== Records to process

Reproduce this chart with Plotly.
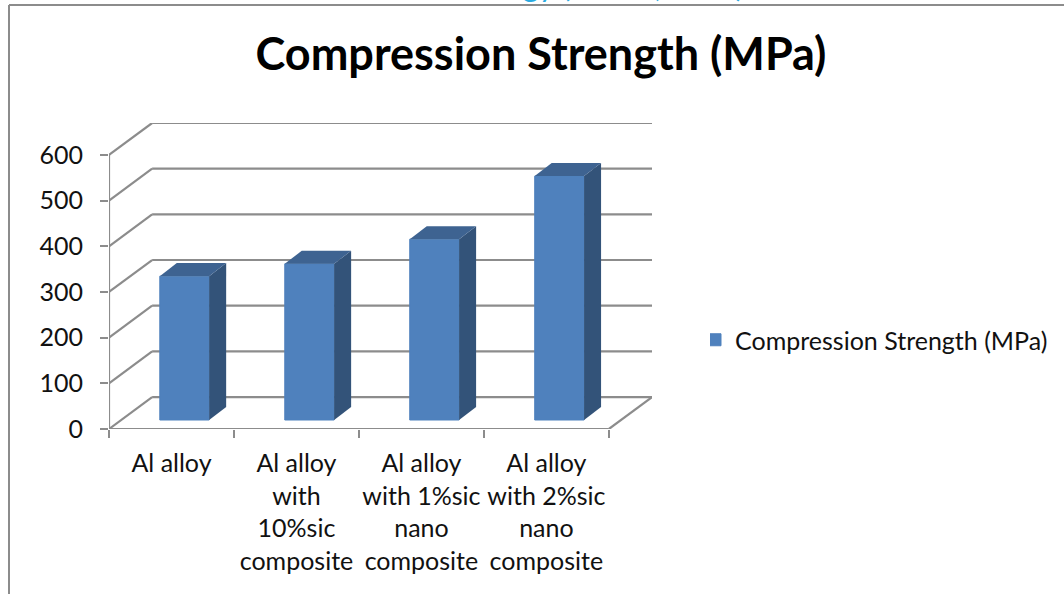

====
== Records to process

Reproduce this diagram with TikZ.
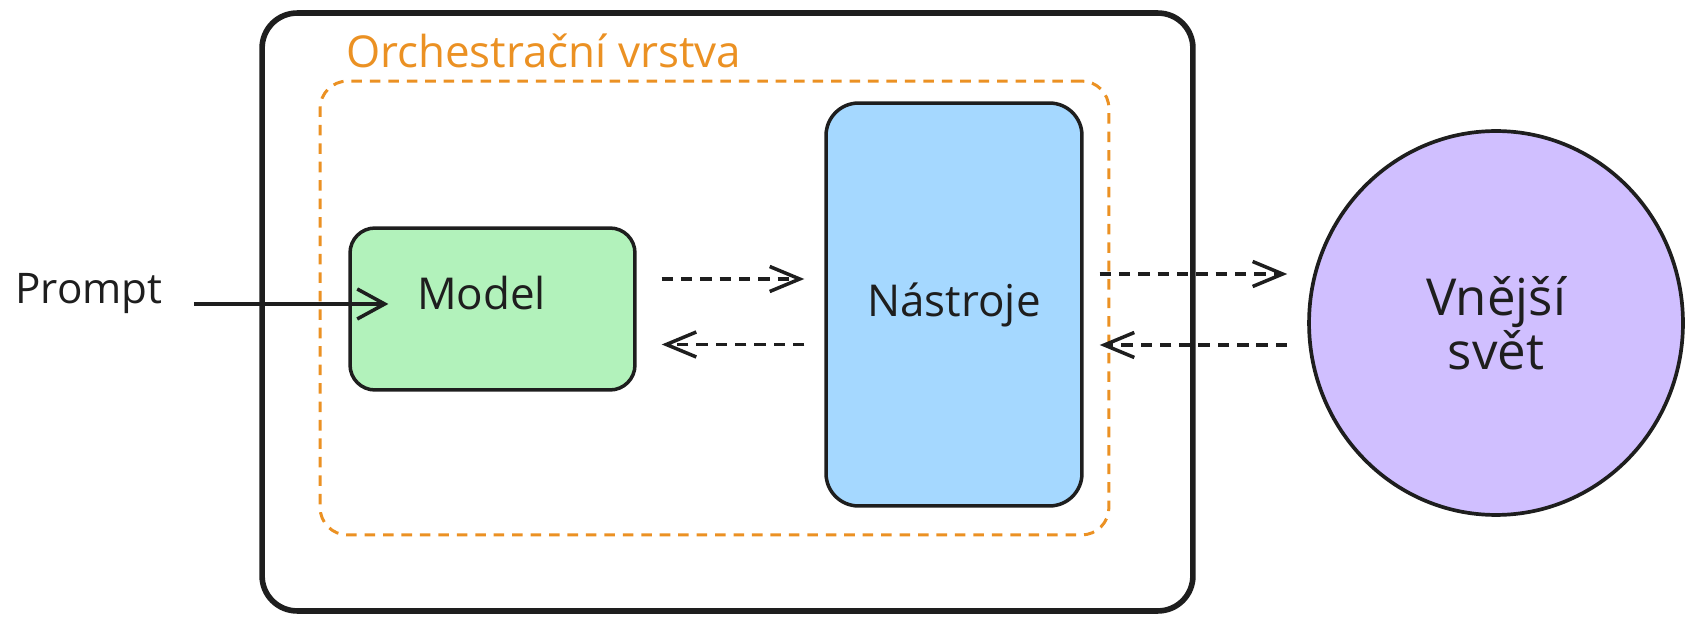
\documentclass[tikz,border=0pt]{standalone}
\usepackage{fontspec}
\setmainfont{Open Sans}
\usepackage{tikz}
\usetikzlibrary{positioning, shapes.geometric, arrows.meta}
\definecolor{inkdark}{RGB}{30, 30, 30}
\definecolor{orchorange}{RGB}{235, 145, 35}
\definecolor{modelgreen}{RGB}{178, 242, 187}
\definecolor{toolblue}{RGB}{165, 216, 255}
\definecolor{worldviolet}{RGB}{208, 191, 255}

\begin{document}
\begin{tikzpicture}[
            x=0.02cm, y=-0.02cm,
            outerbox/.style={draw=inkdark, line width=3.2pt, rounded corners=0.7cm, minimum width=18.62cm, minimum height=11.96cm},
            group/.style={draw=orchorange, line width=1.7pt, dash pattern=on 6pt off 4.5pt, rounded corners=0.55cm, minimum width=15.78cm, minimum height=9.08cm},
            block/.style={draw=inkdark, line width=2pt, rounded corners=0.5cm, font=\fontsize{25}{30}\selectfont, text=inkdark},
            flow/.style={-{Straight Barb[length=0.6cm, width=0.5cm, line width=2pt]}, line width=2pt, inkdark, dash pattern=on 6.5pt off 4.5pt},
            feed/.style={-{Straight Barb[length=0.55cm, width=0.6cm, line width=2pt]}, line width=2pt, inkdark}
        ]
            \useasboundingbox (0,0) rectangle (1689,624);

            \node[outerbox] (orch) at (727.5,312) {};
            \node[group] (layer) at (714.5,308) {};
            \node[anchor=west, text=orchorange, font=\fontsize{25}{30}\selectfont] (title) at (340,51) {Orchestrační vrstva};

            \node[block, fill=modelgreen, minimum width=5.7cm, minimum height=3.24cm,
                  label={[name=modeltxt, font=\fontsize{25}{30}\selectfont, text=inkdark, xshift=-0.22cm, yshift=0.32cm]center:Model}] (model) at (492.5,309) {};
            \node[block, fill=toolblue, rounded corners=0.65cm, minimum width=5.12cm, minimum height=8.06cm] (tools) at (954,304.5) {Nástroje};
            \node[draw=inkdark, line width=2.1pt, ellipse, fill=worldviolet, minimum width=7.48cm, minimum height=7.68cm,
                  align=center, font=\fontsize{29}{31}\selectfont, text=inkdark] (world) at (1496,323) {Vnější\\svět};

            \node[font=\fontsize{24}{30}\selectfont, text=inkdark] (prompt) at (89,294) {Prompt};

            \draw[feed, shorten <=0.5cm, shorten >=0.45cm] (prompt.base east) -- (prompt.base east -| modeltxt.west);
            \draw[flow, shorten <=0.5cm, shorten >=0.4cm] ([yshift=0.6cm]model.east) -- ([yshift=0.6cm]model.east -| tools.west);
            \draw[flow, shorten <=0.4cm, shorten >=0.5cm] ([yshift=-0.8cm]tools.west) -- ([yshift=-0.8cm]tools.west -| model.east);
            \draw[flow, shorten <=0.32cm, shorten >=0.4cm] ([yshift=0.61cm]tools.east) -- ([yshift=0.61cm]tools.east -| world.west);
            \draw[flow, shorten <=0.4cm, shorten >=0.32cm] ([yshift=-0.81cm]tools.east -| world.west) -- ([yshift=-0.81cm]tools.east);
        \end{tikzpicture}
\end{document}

====

## What to work on
Go through the records above and copy every line with the word "this".

## Exercise answer
Reproduce this chart with Plotly.
Reproduce this diagram with TikZ.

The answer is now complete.